Instruction |
Only the lines from the one with "Clone this chart" through the one with "XAxis, YAxis, CartesianGrid", inclusive, should be echoed exactly; pictures are left out.

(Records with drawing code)
— Begin —
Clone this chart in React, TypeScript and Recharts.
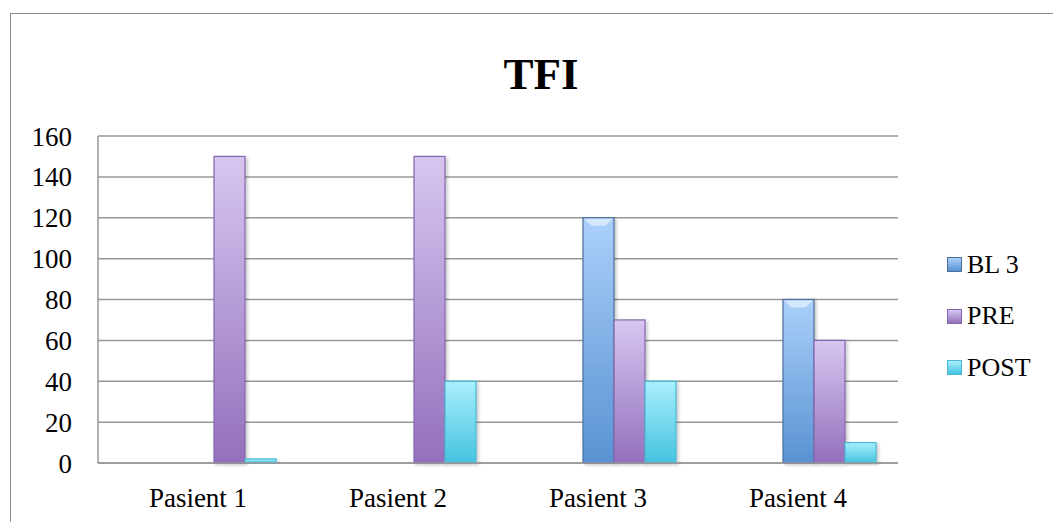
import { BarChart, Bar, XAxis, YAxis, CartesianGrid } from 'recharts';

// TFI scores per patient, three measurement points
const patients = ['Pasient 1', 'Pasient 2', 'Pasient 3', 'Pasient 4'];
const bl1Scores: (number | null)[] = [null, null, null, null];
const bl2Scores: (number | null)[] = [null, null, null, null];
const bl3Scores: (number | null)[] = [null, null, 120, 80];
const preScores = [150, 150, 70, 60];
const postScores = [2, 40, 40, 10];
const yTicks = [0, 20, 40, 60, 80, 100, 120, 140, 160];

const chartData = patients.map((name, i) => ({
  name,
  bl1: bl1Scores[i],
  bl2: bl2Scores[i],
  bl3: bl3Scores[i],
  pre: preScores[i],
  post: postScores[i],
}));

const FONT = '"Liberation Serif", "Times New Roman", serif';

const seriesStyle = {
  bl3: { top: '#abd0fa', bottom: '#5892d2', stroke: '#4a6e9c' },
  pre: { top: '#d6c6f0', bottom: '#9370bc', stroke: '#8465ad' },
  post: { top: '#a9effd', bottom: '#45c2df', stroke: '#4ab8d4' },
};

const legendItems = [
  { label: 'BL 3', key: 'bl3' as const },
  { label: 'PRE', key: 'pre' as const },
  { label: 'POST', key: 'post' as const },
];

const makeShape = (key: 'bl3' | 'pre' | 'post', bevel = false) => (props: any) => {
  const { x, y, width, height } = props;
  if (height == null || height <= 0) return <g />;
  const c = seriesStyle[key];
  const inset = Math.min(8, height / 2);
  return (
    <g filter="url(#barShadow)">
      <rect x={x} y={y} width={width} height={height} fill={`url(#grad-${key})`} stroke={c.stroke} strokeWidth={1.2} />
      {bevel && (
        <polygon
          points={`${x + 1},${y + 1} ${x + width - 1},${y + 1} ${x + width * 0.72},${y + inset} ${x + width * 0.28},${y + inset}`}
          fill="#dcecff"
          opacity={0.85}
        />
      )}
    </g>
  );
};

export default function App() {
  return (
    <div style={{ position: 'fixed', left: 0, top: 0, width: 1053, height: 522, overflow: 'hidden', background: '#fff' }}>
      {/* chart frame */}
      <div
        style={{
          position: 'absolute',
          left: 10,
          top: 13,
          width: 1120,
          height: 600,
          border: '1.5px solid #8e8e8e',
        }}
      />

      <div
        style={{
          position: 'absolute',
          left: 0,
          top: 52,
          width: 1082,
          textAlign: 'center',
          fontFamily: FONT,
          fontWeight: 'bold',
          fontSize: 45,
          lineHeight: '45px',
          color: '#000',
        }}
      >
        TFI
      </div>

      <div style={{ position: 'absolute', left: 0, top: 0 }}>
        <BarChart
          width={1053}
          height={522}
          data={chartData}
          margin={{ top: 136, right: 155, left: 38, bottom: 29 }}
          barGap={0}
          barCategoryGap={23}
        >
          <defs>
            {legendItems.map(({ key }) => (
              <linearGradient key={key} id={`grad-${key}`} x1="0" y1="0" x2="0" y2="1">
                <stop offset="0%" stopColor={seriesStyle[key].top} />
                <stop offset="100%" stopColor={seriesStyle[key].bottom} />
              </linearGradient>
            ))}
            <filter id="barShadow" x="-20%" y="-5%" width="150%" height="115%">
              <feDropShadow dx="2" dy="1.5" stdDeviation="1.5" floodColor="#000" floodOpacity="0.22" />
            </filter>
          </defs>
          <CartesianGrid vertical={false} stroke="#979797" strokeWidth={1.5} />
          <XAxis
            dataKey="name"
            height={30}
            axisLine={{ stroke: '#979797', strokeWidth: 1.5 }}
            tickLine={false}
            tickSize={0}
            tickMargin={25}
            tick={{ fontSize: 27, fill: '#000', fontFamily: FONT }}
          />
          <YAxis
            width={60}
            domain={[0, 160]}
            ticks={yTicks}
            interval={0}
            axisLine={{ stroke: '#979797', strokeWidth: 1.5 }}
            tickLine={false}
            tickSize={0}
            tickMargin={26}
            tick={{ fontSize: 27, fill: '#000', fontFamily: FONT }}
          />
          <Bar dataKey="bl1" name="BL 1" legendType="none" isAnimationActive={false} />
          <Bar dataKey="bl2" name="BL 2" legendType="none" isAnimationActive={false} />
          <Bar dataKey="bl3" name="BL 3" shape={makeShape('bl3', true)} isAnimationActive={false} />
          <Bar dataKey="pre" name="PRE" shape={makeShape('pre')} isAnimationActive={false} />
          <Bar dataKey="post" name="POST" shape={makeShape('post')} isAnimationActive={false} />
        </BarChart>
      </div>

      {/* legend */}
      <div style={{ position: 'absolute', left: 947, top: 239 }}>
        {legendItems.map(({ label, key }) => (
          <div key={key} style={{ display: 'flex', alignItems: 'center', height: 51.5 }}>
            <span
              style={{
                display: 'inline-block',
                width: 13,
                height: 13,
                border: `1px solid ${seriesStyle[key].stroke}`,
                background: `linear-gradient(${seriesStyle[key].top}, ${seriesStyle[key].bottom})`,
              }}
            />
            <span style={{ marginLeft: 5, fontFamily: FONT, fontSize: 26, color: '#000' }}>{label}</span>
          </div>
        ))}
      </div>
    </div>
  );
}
— End —
— Begin —
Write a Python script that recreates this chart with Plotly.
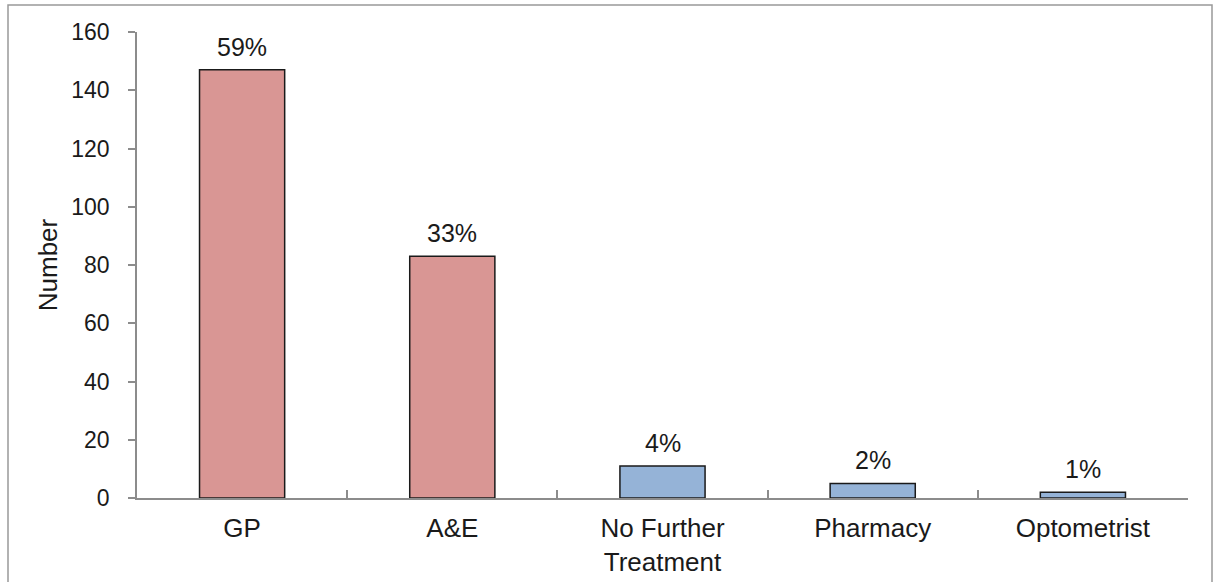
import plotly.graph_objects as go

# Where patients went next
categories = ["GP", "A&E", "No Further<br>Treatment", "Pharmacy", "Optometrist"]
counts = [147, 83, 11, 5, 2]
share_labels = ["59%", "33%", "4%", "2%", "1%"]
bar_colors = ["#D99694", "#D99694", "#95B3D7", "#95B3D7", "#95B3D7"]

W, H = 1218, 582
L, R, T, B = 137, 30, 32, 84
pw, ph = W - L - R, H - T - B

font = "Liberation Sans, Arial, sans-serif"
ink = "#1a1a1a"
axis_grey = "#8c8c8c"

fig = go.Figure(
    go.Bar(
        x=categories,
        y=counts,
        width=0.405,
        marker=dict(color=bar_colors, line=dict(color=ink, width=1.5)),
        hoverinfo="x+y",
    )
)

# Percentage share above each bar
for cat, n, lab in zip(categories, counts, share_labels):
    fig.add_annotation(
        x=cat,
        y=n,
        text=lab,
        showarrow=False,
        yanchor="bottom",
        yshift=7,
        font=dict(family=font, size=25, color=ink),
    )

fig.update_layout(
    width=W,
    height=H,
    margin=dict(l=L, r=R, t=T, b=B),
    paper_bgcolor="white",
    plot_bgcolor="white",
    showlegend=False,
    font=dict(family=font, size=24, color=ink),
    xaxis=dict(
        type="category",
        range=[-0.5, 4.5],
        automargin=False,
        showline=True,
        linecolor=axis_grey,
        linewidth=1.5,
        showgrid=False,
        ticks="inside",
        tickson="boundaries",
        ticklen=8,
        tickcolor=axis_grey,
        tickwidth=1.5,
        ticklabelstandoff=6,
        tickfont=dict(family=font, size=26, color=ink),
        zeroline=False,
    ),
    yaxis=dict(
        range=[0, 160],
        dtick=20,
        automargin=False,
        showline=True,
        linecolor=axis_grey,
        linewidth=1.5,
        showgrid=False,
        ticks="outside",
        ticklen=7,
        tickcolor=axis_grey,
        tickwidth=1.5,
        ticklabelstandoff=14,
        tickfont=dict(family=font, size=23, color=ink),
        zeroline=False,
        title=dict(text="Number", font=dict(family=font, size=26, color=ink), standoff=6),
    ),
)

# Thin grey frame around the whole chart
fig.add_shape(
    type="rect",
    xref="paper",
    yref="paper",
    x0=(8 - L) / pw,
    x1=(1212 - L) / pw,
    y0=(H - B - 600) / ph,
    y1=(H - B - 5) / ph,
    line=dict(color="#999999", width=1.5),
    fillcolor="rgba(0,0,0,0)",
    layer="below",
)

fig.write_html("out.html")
— End —
Task solution |
Clone this chart in React, TypeScript and Recharts.
import { BarChart, Bar, XAxis, YAxis, CartesianGrid } from 'recharts';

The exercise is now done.